Bac de Marseille : un ancien policier témoigne par BFMTV

Les suspects, âgés de 25 à 50 ans environ et dont le plus gradé est brigadier-chef, auraient été « peu loquaces » devant les enquêteurs de la police des polices. Leurs conjointes et des proches ont également été entendus. « La plupart expliquent qu’ils ne se souviennent de rien ou expliquent que c’étaient des blagues, des plaisanteries. Mais d’autres reconnaissent qu’il y avait bien un partage de cigarettes, de drogue, prises sur les vendeurs », a indiqué le procureur. Reste à éclaircir, selon lui, l’ampleur exacte du trafic et l’utilisation des sommes ainsi récoltées.

M. Dallest a ajouté que d’autres arrestations pourraient encore intervenir. « On est véritablement dans un système qui implique un nombre très important de fonctionnaires au sein de la BAC jour. L’instruction va se poursuivre et il est envisageable que d’autres soient inquiétés pénalement. C’est une gangrène qui a touché ce service, si je puis le dire ainsi. »

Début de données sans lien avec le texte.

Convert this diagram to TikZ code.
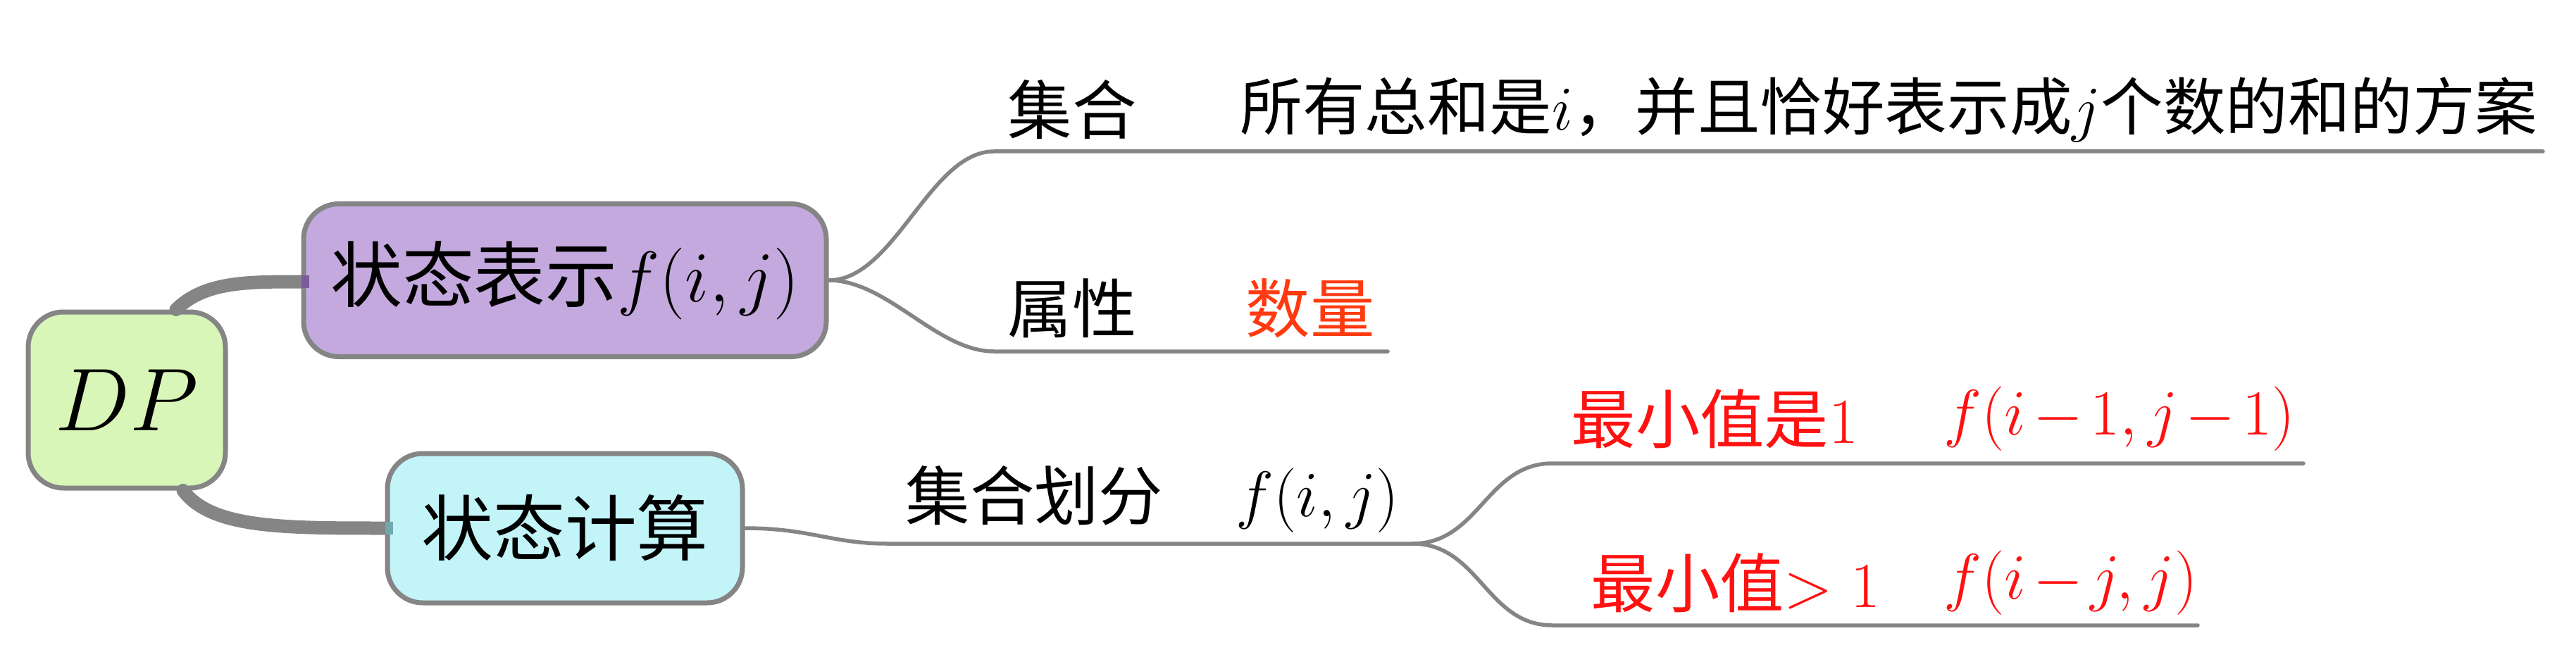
\RequirePackage{fix-cm}
\documentclass[tikz,border=0pt]{standalone}
\usepackage[no-math]{fontspec}
\setmainfont{Noto Sans CJK SC}
\usetikzlibrary{positioning}
\definecolor{linegray}{HTML}{858585}
\definecolor{dpgreen}{HTML}{D8F6B8}
\definecolor{reppurple}{HTML}{C4A9DE}
\definecolor{repstub}{HTML}{7D5C9E}
\definecolor{calccyan}{HTML}{C2F4F8}
\definecolor{calcstub}{HTML}{6FA8AD}
\definecolor{qtyorange}{HTML}{FF3A10}
\definecolor{minred}{HTML}{FF1111}
\medmuskip=2mu

\begin{document}
\begin{tikzpicture}[
    topic/.style={draw=linegray, line width=0.07cm, rounded corners=0.5cm, inner sep=0pt},
    bigtext/.style={font=\fontsize{29}{32}\selectfont},
    leaf/.style={inner sep=0pt, anchor=west, font=\fontsize{26}{30}\selectfont},
    branch/.style={draw=linegray, line width=0.19cm, line cap=round},
    twig/.style={draw=linegray, line width=0.055cm, line cap=round}]
\useasboundingbox (0,0) rectangle (36.57,-9.5);

% main topics
\node[topic, fill=dpgreen, minimum width=2.8cm, minimum height=2.5cm,
      font=\fontsize{36}{40}\selectfont] (dp) at (1.80,-5.68) {$DP$};
\node[topic, bigtext, fill=reppurple, minimum width=7.42cm, minimum height=2.17cm]
      (rep) at (8.02,-3.98) {状态表示$f(i,j)$};
\node[topic, bigtext, fill=calccyan, minimum width=5.04cm, minimum height=2.12cm]
      (calc) at (8.02,-7.50) {状态计算};

% leaves
\node[leaf] (setlbl) at (14.30,-1.56) {集合};
\node[leaf, font=\fontsize{25.2}{29}\selectfont] (setdesc) at (17.60,-1.56) {所有总和是$i$，并且恰好表示成$j$个数的和的方案};
\node[leaf] (attrlbl) at (14.30,-4.38) {属性};
\node[leaf, text=qtyorange] (attrval) at (17.68,-4.38) {数量};
\node[leaf] (partlbl) at (12.85,-7.04) {集合划分};
\node[leaf] (partf) at (17.54,-7.11) {$f(i,j)$};
\node[leaf, text=minred] (minone) at (22.30,-5.95) {最小值是$1$};
\node[leaf, text=minred] (minonef) at (27.59,-5.95) {$f(i-1,j-1)$};
\node[leaf, text=minred] (mingt) at (22.58,-8.28) {最小值$>1$};
\node[leaf, text=minred] (mingtf) at (27.59,-8.28) {$f(i-j,j)$};

% line ends
\coordinate (setL) at (14.11,-2.15);
\coordinate (setR) at (36.10,-2.15);
\coordinate (attrL) at (14.11,-4.99);
\coordinate (attrR) at (19.70,-4.99);
\coordinate (partL) at (12.60,-7.72);
\coordinate (fork) at (20.05,-7.72);
\coordinate (oneL) at (22.04,-6.58);
\coordinate (oneR) at (32.70,-6.58);
\coordinate (gtL) at (22.04,-8.88);
\coordinate (gtR) at (31.20,-8.88);

% thick branches
\draw[branch] ([xshift=0.7cm]dp.north) .. controls (2.9,-4.0) and (3.5,-4.0) .. ([yshift=-0.02cm]rep.west);
\draw[branch] ([xshift=0.8cm]dp.south) .. controls (3.0,-7.5) and (4.0,-7.5) .. (calc.west);
\fill[repstub] ([yshift=-0.11cm]rep.west) rectangle ++(0.11,0.18);
\fill[calcstub] ([yshift=-0.09cm]calc.west) rectangle ++(0.11,0.18);

% thin branches
\draw[twig] (rep.east) .. controls (12.7,-3.98) and (13.2,-2.15) .. (setL) -- (setR);
\draw[twig] (rep.east) .. controls (12.6,-3.98) and (13.3,-4.99) .. (attrL) -- (attrR);
\draw[twig] (calc.east) .. controls (11.5,-7.50) and (11.8,-7.72) .. (partL) -- (fork);
\draw[twig] (fork) .. controls (21.0,-7.72) and (21.1,-6.58) .. (oneL) -- (oneR);
\draw[twig] (fork) .. controls (21.0,-7.72) and (21.1,-8.88) .. (gtL) -- (gtR);
\end{tikzpicture}
\end{document}
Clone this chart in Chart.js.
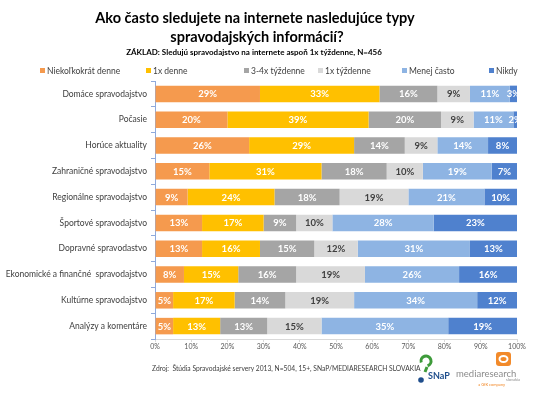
<!DOCTYPE html>
<html>
<head>
<meta charset="utf-8">
<script src="https://cdn.jsdelivr.net/npm/chart.js@4/dist/chart.umd.min.js"></script>
<style>
  html, body { margin: 0; padding: 0; background: #fff; }
  #wrap { width: 548px; height: 399px; }
</style>
</head>
<body>
<div id="wrap"><canvas id="myChart" width="548" height="399"></canvas></div>
<script>
const categories = [
  'Domáce spravodajstvo',
  'Počasie',
  'Horúce aktuality',
  'Zahraničné spravodajstvo',
  'Regionálne spravodajstvo',
  'Športové spravodajstvo',
  'Dopravné spravodastvo',
  'Ekonomické a finančné  spravodajstvo',
  'Kultúrne spravodajstvo',
  'Analýzy a komentáre',
];

const seriesNames = ['Niekoľkokrát denne', '1x denne', '3-4x týždenne', '1x týždenne', 'Menej často', 'Nikdy'];

const niekolkokratDenne = [29, 20, 26, 15, 9, 13, 13, 8, 5, 5];
const razDenne = [33, 39, 29, 31, 24, 17, 16, 15, 17, 13];
const tridoStyriTyzdenne = [16, 20, 14, 18, 18, 9, 15, 16, 14, 13];
const razTyzdenne = [9, 9, 9, 10, 19, 10, 12, 19, 19, 15];
const menejCasto = [11, 11, 14, 19, 21, 28, 31, 26, 34, 35];
const nikdy = [3, 2, 8, 7, 10, 23, 13, 16, 12, 19];

const xTicks = [0, 10, 20, 30, 40, 50, 60, 70, 80, 90, 100];

const colors = ['#F59A4E', '#FFC000', '#A5A5A5', '#D9D9D9', '#8EB4E3', '#4F81CE'];
const labelColors = ['#fff', '#fff', '#fff', '#404040', '#fff', '#fff'];
const FONT = 'Lato, "Open Sans", sans-serif';

const values = [niekolkokratDenne, razDenne, tridoStyriTyzdenne, razTyzdenne, menejCasto, nikdy];

// values written in the middle of each segment
const barLabels = {
  id: 'barLabels',
  afterDatasetsDraw(chart) {
    const { ctx, chartArea } = chart;
    ctx.save();
    ctx.font = 'bold 9.5px ' + FONT;
    ctx.textAlign = 'center';
    ctx.textBaseline = 'middle';
    chart.data.datasets.forEach((ds, di) => {
      const meta = chart.getDatasetMeta(di);
      ctx.fillStyle = labelColors[di];
      meta.data.forEach((el, i) => {
        const p = el.getProps(['x', 'base', 'y'], true);
        const left = Math.min(p.x, p.base);
        const right = Math.min(Math.max(p.x, p.base), chartArea.right);
        ctx.fillText(ds.data[i] + '%', (left + right) / 2, p.y + 0.5);
      });
    });
    ctx.restore();
  },
};

// title, legend, source line and logos
const decorations = {
  id: 'decorations',
  afterDraw(chart) {
    const { ctx } = chart;
    ctx.save();
    ctx.fillStyle = '#000';
    ctx.textAlign = 'center';
    ctx.textBaseline = 'middle';
    ctx.font = 'bold 14.5px ' + FONT;
    ctx.fillText('Ako často sledujete na internete nasledujúce typy', 255, 18);
    ctx.fillText('spravodajských informácií?', 257, 37);
    ctx.font = 'bold 8px ' + FONT;
    ctx.fillText('ZÁKLAD: Sledujú spravodajstvo na internete aspoň 1x týždenne, N=456', 254, 52);

    const legendX = [40, 146, 244, 318, 402, 489];
    ctx.textAlign = 'left';
    ctx.font = '8.5px ' + FONT;
    seriesNames.forEach((name, i) => {
      ctx.fillStyle = colors[i];
      ctx.fillRect(legendX[i], 68, 5, 5);
      ctx.fillStyle = '#404040';
      ctx.fillText(name, legendX[i] + 7, 71);
    });

    ctx.font = '6.7px ' + FONT;
    ctx.fillStyle = '#404040';
    ctx.fillText('Zdroj:  Štúdia Spravodajské servery 2013, N=504, 15+, SNaP/MEDIARESEARCH SLOVAKIA', 152, 369);

    // SNaP logo
    ctx.strokeStyle = '#3E9B3A';
    ctx.lineWidth = 3;
    ctx.beginPath();
    ctx.arc(426, 361, 5, Math.PI * 0.9, Math.PI * 2.4);
    ctx.stroke();
    ctx.beginPath();
    ctx.moveTo(427, 367);
    ctx.lineTo(425, 372);
    ctx.stroke();
    ctx.fillStyle = '#1F4E8C';
    ctx.beginPath();
    ctx.arc(421, 380, 2.8, 0, Math.PI * 2);
    ctx.fill();
    ctx.font = 'bold 9px ' + FONT;
    ctx.fillText('SNaP', 428, 376);

    // mediaresearch logo
    ctx.fillStyle = '#F28A2A';
    ctx.beginPath();
    ctx.roundRect(496, 352, 15, 14, 3);
    ctx.fill();
    ctx.strokeStyle = '#fff';
    ctx.lineWidth = 2;
    ctx.beginPath();
    ctx.ellipse(503.5, 359, 4, 3, 0, 0, Math.PI * 2);
    ctx.stroke();
    ctx.font = '9.5px ' + FONT;
    ctx.fillStyle = '#8C8C8C';
    ctx.fillText('mediaresearch', 456, 374);
    ctx.font = '4px ' + FONT;
    ctx.textAlign = 'right';
    ctx.fillText('slovakia', 520, 380);
    ctx.fillStyle = '#F28A2A';
    ctx.fillText('a GfK company', 505, 385);
    ctx.restore();
  },
};

new Chart(document.querySelector('#myChart'), {
  type: 'bar',
  data: {
    labels: categories,
    datasets: seriesNames.map((name, i) => ({
      label: name,
      data: values[i],
      backgroundColor: colors[i],
      categoryPercentage: 0.64,
      barPercentage: 1,
    })),
  },
  options: {
    indexAxis: 'y',
    responsive: false,
    animation: false,
    devicePixelRatio: 1,
    layout: { padding: { top: 81, right: 31, bottom: 0, left: 0 } },
    plugins: {
      legend: { display: false },
      title: { display: false },
      tooltip: { enabled: false },
    },
    scales: {
      x: {
        stacked: true,
        min: 0,
        max: 100,
        afterBuildTicks(scale) {
          scale.ticks = xTicks.map((v) => ({ value: v }));
        },
        afterFit(scale) {
          scale.height = 60;
        },
        ticks: {
          callback: (v) => v + '%',
          color: '#595959',
          font: { family: FONT, size: 7 },
          padding: 1,
          maxRotation: 0,
        },
        grid: { drawOnChartArea: false, tickLength: 3, color: '#D9D9D9' },
        border: { color: '#D9D9D9' },
      },
      y: {
        stacked: true,
        afterFit(scale) {
          scale.width = 155;
        },
        ticks: {
          color: '#404040',
          font: { family: FONT, size: 8.5 },
          padding: 4,
        },
        grid: { drawOnChartArea: false, tickLength: 4, color: '#8FAADC' },
        border: { color: '#8FAADC' },
      },
    },
  },
  plugins: [barLabels, decorations],
});
</script>
</body>
</html>
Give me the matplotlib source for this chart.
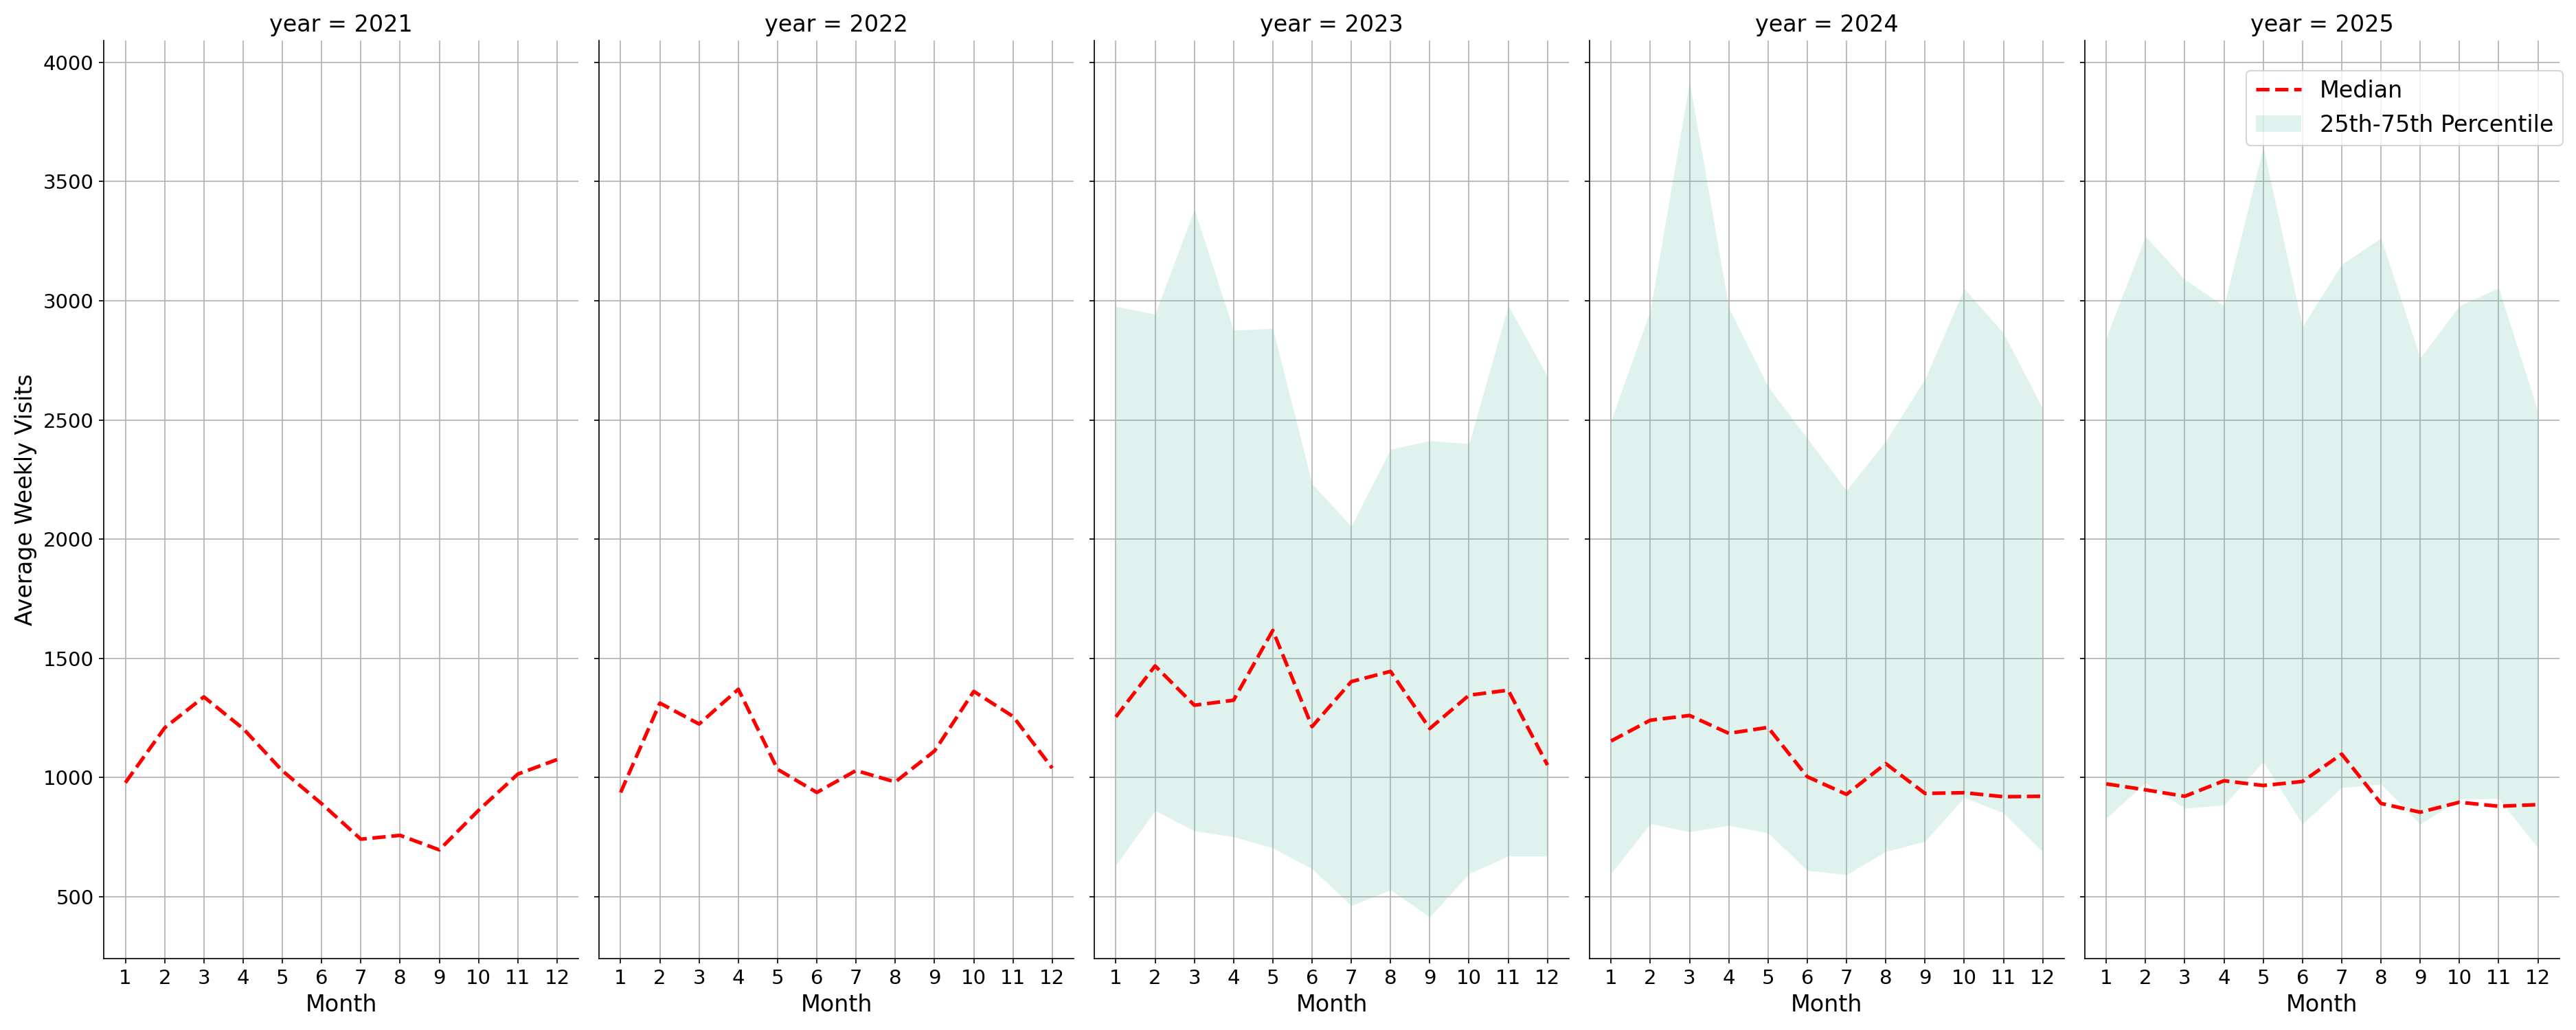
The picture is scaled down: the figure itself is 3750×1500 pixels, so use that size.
import numpy as np
import matplotlib
matplotlib.use("Agg")
import matplotlib.pyplot as plt

MONTHS = list(range(1, 13))
YEARS = [2021, 2022, 2023, 2024, 2025]

# median of average weekly visits per month
MEDIAN = {
    2021: [978, 1208, 1338, 1205, 1028, 890, 741, 757, 696, 862, 1014, 1075],
    2022: [937, 1312, 1224, 1370, 1034, 937, 1029, 981, 1111, 1361, 1256, 1039],
    2023: [1254, 1468, 1303, 1324, 1617, 1213, 1402, 1445, 1205, 1345, 1366, 1052],
    2024: [1153, 1240, 1260, 1185, 1210, 1003, 929, 1058, 933, 936, 919, 921],
    2025: [973, 948, 921, 986, 966, 983, 1098, 891, 854, 896, 879, 886],
}

# 25th / 75th percentile band (no band for 2021-2022)
P25 = {
    2023: [632, 861, 776, 751, 704, 617, 462, 528, 415, 596, 670, 670],
    2024: [597, 806, 772, 799, 767, 610, 592, 689, 732, 916, 851, 687],
    2025: [829, 978, 871, 884, 1066, 804, 958, 971, 804, 909, 911, 704],
}
P75 = {
    2023: [2976, 2944, 3383, 2876, 2884, 2232, 2054, 2377, 2413, 2400, 2980, 2683],
    2024: [2498, 2959, 3918, 2971, 2640, 2423, 2204, 2411, 2672, 3051, 2864, 2548],
    2025: [2847, 3270, 3089, 2979, 3644, 2892, 3153, 3263, 2760, 2979, 3054, 2535],
}

BAND_COLOR = "#66c2a5"


def main():
    fig, axes = plt.subplots(1, 5, figsize=(25, 10), sharey=True)
    fig.subplots_adjust(left=0.0403, right=0.9936, bottom=0.0693, top=0.961, wspace=0.043)

    for ax, year in zip(axes, YEARS):
        ax.grid(True, color="#b0b0b0", linewidth=0.8)
        ax.set_axisbelow(True)
        ax.plot(MONTHS, MEDIAN[year], color="red", linestyle="--", linewidth=2.5, label="Median")
        if year in P25:
            ax.fill_between(MONTHS, P25[year], P75[year], color=BAND_COLOR, alpha=0.2,
                            linewidth=0, label="25th-75th Percentile")
        ax.set_title(f"year = {year}", fontsize=16)
        ax.set_xlabel("Month", fontsize=16)
        ax.set_xticks(MONTHS)
        ax.tick_params(labelsize=14)
        ax.spines["top"].set_visible(False)
        ax.spines["right"].set_visible(False)

    axes[0].set_ylabel("Average Weekly Visits", fontsize=16)
    axes[-1].legend(loc="upper right", bbox_to_anchor=(1.007, 0.967), borderaxespad=0,
                    fontsize=16)

    fig.savefig("out.png", dpi=150)


if __name__ == "__main__":
    main()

Les policiers de la Bac nord risquent jusqu’à 20 ans de réclusion criminelle au titre de l’ »extorsion en bande organisée », une qualification criminelle dont le procureur a rappelé vendredi la gravité. Une information judiciaire avait été ouverte par le parquet de Marseille le 22 février 2012. Elle faisait suite à une enquête préliminaire diligentée depuis novembre 2011.